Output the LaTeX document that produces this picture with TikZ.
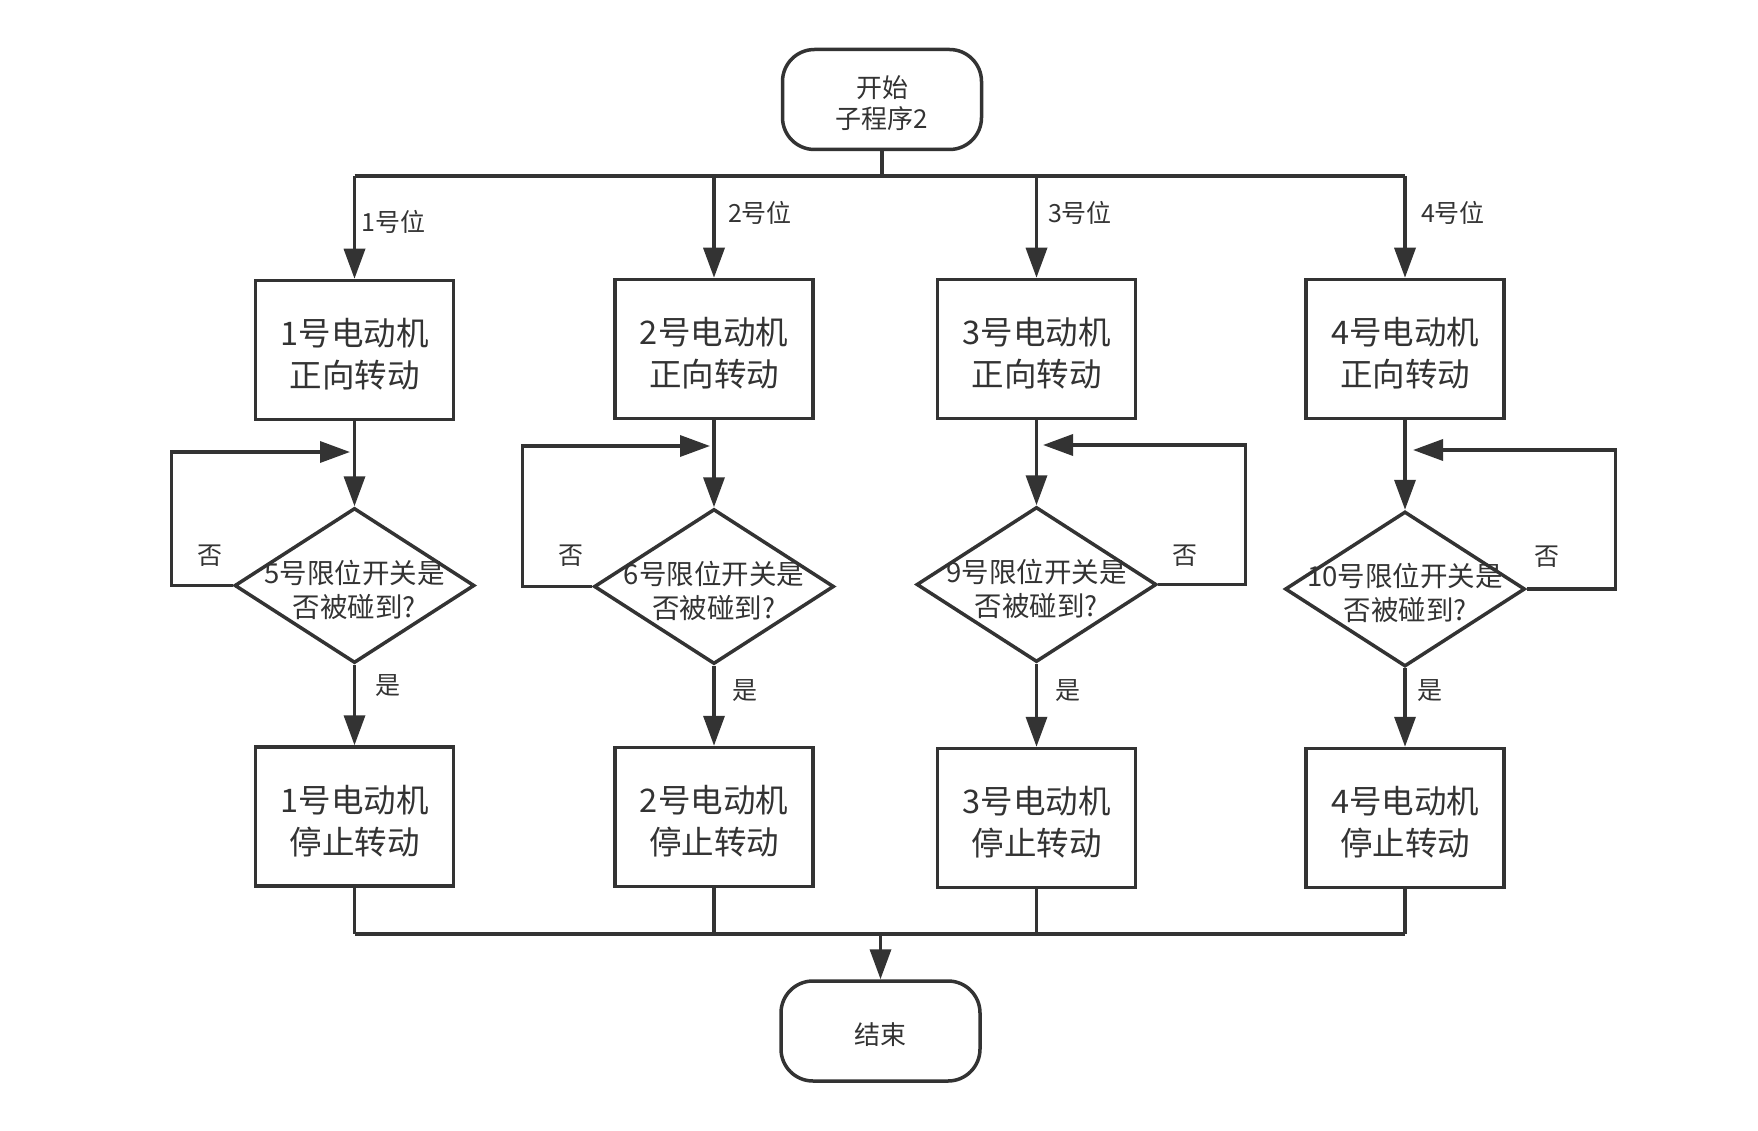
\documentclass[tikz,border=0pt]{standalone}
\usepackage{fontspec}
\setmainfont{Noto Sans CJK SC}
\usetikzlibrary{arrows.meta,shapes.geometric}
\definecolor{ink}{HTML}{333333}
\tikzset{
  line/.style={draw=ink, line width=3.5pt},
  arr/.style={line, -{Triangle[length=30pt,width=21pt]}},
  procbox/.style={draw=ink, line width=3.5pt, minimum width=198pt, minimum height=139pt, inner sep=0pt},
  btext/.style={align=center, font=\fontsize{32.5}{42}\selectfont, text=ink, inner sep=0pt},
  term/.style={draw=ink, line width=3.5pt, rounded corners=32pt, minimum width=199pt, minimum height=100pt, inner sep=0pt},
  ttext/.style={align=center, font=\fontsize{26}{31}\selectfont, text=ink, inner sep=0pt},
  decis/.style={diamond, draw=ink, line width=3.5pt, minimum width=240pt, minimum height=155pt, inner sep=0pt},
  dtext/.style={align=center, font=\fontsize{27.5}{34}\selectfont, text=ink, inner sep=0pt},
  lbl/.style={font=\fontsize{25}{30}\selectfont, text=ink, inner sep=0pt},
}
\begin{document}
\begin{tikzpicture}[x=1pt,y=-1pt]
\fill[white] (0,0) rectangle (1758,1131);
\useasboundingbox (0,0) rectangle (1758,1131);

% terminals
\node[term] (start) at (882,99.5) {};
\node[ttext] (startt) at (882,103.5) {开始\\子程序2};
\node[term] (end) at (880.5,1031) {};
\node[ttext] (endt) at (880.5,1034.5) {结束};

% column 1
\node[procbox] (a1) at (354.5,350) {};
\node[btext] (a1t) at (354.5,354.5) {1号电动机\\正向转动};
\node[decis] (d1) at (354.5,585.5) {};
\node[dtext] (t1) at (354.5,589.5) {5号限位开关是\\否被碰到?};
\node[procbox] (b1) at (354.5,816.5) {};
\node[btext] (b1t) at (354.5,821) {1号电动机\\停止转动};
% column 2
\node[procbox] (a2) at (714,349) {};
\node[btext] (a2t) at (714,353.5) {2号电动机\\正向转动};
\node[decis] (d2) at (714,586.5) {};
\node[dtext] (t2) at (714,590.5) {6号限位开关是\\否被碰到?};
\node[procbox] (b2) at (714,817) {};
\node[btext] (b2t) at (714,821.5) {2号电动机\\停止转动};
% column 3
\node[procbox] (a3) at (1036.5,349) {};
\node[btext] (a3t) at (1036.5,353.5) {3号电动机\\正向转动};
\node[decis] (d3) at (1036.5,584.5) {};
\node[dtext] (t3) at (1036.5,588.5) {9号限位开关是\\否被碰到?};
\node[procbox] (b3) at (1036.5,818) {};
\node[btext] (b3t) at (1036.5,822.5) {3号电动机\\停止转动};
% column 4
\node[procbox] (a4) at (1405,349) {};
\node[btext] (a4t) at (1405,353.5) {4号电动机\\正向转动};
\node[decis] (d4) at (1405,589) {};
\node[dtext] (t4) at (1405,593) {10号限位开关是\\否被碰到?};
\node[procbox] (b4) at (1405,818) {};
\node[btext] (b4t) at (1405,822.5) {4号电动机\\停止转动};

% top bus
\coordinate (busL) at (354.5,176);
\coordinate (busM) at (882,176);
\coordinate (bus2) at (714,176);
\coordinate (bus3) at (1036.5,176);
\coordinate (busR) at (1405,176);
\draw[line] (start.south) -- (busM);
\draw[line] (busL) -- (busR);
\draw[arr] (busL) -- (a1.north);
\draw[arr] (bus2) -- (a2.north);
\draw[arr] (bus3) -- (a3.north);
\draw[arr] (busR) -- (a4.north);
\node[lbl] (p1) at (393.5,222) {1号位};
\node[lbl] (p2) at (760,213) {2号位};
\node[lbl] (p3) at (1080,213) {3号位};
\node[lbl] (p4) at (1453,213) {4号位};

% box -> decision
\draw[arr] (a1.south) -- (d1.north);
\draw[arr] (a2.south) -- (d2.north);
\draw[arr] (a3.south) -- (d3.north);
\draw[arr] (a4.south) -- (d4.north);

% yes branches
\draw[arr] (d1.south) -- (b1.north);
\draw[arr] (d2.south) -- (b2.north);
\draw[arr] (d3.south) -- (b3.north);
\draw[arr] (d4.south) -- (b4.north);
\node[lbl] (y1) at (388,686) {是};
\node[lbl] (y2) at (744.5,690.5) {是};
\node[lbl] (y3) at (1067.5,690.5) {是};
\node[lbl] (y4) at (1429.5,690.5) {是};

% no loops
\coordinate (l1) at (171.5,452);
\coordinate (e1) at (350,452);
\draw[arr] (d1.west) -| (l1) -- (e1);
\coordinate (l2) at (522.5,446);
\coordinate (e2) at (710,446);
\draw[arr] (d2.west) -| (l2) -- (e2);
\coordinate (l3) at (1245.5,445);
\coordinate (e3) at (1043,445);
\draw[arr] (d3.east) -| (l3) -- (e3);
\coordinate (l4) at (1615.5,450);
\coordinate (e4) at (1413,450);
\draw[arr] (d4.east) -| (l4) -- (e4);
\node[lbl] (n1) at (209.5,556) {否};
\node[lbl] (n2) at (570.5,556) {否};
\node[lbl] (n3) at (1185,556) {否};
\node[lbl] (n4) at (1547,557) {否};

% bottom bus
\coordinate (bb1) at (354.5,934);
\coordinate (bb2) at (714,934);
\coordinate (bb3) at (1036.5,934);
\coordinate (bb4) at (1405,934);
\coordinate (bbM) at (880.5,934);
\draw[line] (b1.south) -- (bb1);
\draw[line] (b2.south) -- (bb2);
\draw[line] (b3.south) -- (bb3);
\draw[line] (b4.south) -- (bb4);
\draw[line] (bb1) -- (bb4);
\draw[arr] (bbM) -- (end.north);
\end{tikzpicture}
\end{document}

------------

* _What you need to do_
Look at the listing and set down only the lines from its start through the line with "(endt) at (880.5,1034.5)", word for word and without pictures.

* _Output below_
Output the LaTeX document that produces this picture with TikZ.
\documentclass[tikz,border=0pt]{standalone}
\usepackage{fontspec}
\setmainfont{Noto Sans CJK SC}
\usetikzlibrary{arrows.meta,shapes.geometric}
\definecolor{ink}{HTML}{333333}
\tikzset{
  line/.style={draw=ink, line width=3.5pt},
  arr/.style={line, -{Triangle[length=30pt,width=21pt]}},
  procbox/.style={draw=ink, line width=3.5pt, minimum width=198pt, minimum height=139pt, inner sep=0pt},
  btext/.style={align=center, font=\fontsize{32.5}{42}\selectfont, text=ink, inner sep=0pt},
  term/.style={draw=ink, line width=3.5pt, rounded corners=32pt, minimum width=199pt, minimum height=100pt, inner sep=0pt},
  ttext/.style={align=center, font=\fontsize{26}{31}\selectfont, text=ink, inner sep=0pt},
  decis/.style={diamond, draw=ink, line width=3.5pt, minimum width=240pt, minimum height=155pt, inner sep=0pt},
  dtext/.style={align=center, font=\fontsize{27.5}{34}\selectfont, text=ink, inner sep=0pt},
  lbl/.style={font=\fontsize{25}{30}\selectfont, text=ink, inner sep=0pt},
}
\begin{document}
\begin{tikzpicture}[x=1pt,y=-1pt]
\fill[white] (0,0) rectangle (1758,1131);
\useasboundingbox (0,0) rectangle (1758,1131);

% terminals
\node[term] (start) at (882,99.5) {};
\node[ttext] (startt) at (882,103.5) {开始\\子程序2};
\node[term] (end) at (880.5,1031) {};
\node[ttext] (endt) at (880.5,1034.5) {结束};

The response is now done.